His blog has been praised for its engaging comments section, which Coates curates and moderates heavily so that "the jerks are invited to leave [and] the grown-ups to stay and chime in."

In discussing The Atlantic article on "The Case for Reparations", Coates said he had worked on it for almost two years.

He had read Rutgers University professor Beryl Satter's book, Family Properties: Race, Real Estate, and the Exploitation of Black Urban America, a history of redlining that included a discussion of the grassroots organization the Contract Buyers League, of which Clyde Ross was one of the leaders.

The focus of the article was not so much on reparations for slavery, but was instead a focus on the institutional racism of housing discrimination.

Coates has worked as a guest columnist for The New York Times, having turned down an offer from them to become a regular columnist.

He has written for The Washington Post, the Washington Monthly, and O magazine.

2014

In mid-2014, Coates attended an intensive program in French at Middlebury College to prepare for a writing fellowship in Paris, France.

Coates's first journalism job was as a reporter at The Washington City Paper; his editor was David Carr.

2015

Between the World and Me won the 2015 National Book Award for Nonfiction.

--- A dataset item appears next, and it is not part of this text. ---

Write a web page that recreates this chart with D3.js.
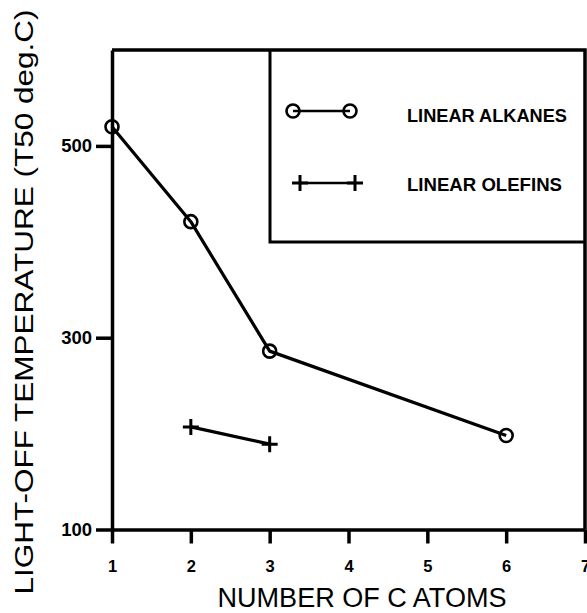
<!DOCTYPE html>
<html>
<head>
<meta charset="utf-8">
<script src="https://cdn.jsdelivr.net/npm/d3@7/dist/d3.min.js"></script>
<style>
  html, body { margin: 0; padding: 0; background: #fff; }
  svg { display: block; }
</style>
</head>
<body>
<svg id="chart" width="587" height="613"></svg>
<script>
// Light-off temperature versus chain length
const carbonAtoms = [1, 2, 3, 6];
const alkaneT50 = [520, 421, 286, 198];
const olefinAtoms = [2, 3];
const olefinT50 = [207, 189];
const xTicks = [1, 2, 3, 4, 5, 6, 7];
const yTicks = [100, 300, 500];
const seriesNames = ["LINEAR ALKANES", "LINEAR OLEFINS"];

const svg = d3.select("#chart");
const x = d3.scaleLinear().domain([1, 7]).range([112, 585]);
const y = d3.scaleLinear().domain([100, 600]).range([529.5, 50]);

const ink = "#000";
const axisW = 3.5;
const font = "'Liberation Sans', Arial, Helvetica, sans-serif";

// frame top and right
svg.append("path")
  .attr("d", `M${x(1)},${y(600)}H${x(7)}V${y(100)}`)
  .attr("fill", "none").attr("stroke", ink).attr("stroke-width", axisW);

// x axis
const xAxis = svg.append("g")
  .attr("transform", `translate(0,${y(100)})`)
  .call(d3.axisBottom(x).tickValues(xTicks).tickSize(14).tickSizeOuter(0).tickPadding(17).tickFormat(d3.format("d")));
xAxis.select(".domain").attr("stroke-width", axisW).attr("stroke", ink);
xAxis.selectAll(".tick line").attr("stroke-width", axisW).attr("stroke", ink);
xAxis.selectAll(".tick text")
  .attr("font-family", font).attr("font-weight", "bold").attr("font-size", 16.5).attr("fill", ink);

// y axis
const yAxis = svg.append("g")
  .attr("transform", `translate(${x(1)},0)`)
  .call(d3.axisLeft(y).tickValues(yTicks).tickSize(16).tickSizeOuter(0).tickPadding(4).tickFormat(d3.format("d")));
yAxis.select(".domain").attr("stroke-width", axisW).attr("stroke", ink);
yAxis.selectAll(".tick line").attr("stroke-width", axisW).attr("stroke", ink);
yAxis.selectAll(".tick text")
  .attr("font-family", font).attr("font-weight", "bold").attr("font-size", 18.5).attr("fill", ink);

// axis titles
svg.append("text")
  .attr("x", 362).attr("y", 607)
  .attr("text-anchor", "middle")
  .attr("font-family", font).attr("font-size", 27)
  .attr("textLength", 289).attr("lengthAdjust", "spacingAndGlyphs")
  .text("NUMBER OF C ATOMS");

svg.append("text")
  .attr("transform", "translate(33,302) rotate(-90)")
  .attr("text-anchor", "middle")
  .attr("font-family", font).attr("font-size", 26)
  .attr("textLength", 585).attr("lengthAdjust", "spacingAndGlyphs")
  .text("LIGHT-OFF TEMPERATURE (T50 deg.C)");

// series lines
const line = d3.line().x(d => x(d[0])).y(d => y(d[1]));
const alk = carbonAtoms.map((c, i) => [c, alkaneT50[i]]);
const ole = olefinAtoms.map((c, i) => [c, olefinT50[i]]);

svg.append("path").attr("d", line(alk))
  .attr("fill", "none").attr("stroke", ink).attr("stroke-width", 3.2).attr("stroke-linejoin", "round");
svg.append("path").attr("d", line(ole))
  .attr("fill", "none").attr("stroke", ink).attr("stroke-width", 3.2);

function circleMark(g, cx, cy) {
  g.append("circle").attr("cx", cx).attr("cy", cy).attr("r", 6.5)
    .attr("fill", "none").attr("stroke", ink).attr("stroke-width", 2.6);
}
function plusMark(g, cx, cy) {
  g.append("path").attr("d", `M${cx - 8},${cy}H${cx + 8}M${cx},${cy - 8}V${cy + 8}`)
    .attr("stroke", ink).attr("stroke-width", 3);
}

alk.forEach(d => circleMark(svg, x(d[0]), y(d[1])));
ole.forEach(d => plusMark(svg, x(d[0]), y(d[1])));

// legend box
svg.append("path")
  .attr("d", `M270,${y(600)}V242H${x(7)}`)
  .attr("fill", "none").attr("stroke", ink).attr("stroke-width", 3);

const lg = svg.append("g");
lg.append("line").attr("x1", 293).attr("x2", 350).attr("y1", 111).attr("y2", 111)
  .attr("stroke", ink).attr("stroke-width", 2.6);
circleMark(lg, 293, 111);
circleMark(lg, 350, 111);
lg.append("line").attr("x1", 300).attr("x2", 355).attr("y1", 183).attr("y2", 183)
  .attr("stroke", ink).attr("stroke-width", 2.6);
plusMark(lg, 300, 183);
plusMark(lg, 355, 183);

lg.append("text").attr("x", 407).attr("y", 122)
  .attr("font-family", font).attr("font-weight", "bold").attr("font-size", 18)
  .attr("textLength", 160).attr("lengthAdjust", "spacingAndGlyphs")
  .text(seriesNames[0]);
lg.append("text").attr("x", 407).attr("y", 191)
  .attr("font-family", font).attr("font-weight", "bold").attr("font-size", 18)
  .attr("textLength", 155).attr("lengthAdjust", "spacingAndGlyphs")
  .text(seriesNames[1]);
</script>
</body>
</html>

He has also written a Black Panther series and a Captain America series for Marvel Comics.

In 2015 he received a Genius Grant from the MacArthur Foundation.

Coates was born in Baltimore, Maryland.

His father, William Paul Coates (known by his middle name), was a Vietnam War veteran, former Black Panther, publisher, and librarian.

His mother, Cheryl Lynn Coates (née Waters), was a teacher.

Coates's father founded and ran Black Classic Press, a publishing company specializing in African-American titles.

The Press grew out of a grassroots organization, the George Jackson Prison Movement (GJPM), which initially operated a Black bookstore called the Black Book.

Later, Black Classic Press was established with a table-top printing press in the basement of the Coates family home.

Coates's father had seven children, five boys and two girls, by four women.

Coates's father's first wife had three children, Coates's mother had two boys, and the other two women each had a child.

The children were raised together in a close-knit family; most lived with their mothers and at times lived with their father.

Coates has said that he lived with his father for the entirety of his upbringing, and that, in his family, the important overarching focus was on rearing children with values based on family, respect for elders and being a contribution to your community, an approach to family that was common in the community where he grew up.

Coates grew up in the Mondawmin neighborhood of Baltimore during the crack epidemic.

Coates's interest in literature was instilled at an early age when his mother, in response to bad behavior, would require him to write essays.

His father's work with the Black Classic Press was a huge influence.

Coates has said that he read many of the books his father published.

Coates attended a number of Baltimore-area schools, including William H. Lemmel Middle School and the Baltimore Polytechnic Institute, before graduating from Woodlawn High School.

He attended Howard University, leaving after five years to start a career in journalism.

He is the only child in his family without a college degree.

2019

His first novel, The Water Dancer, was published in 2019.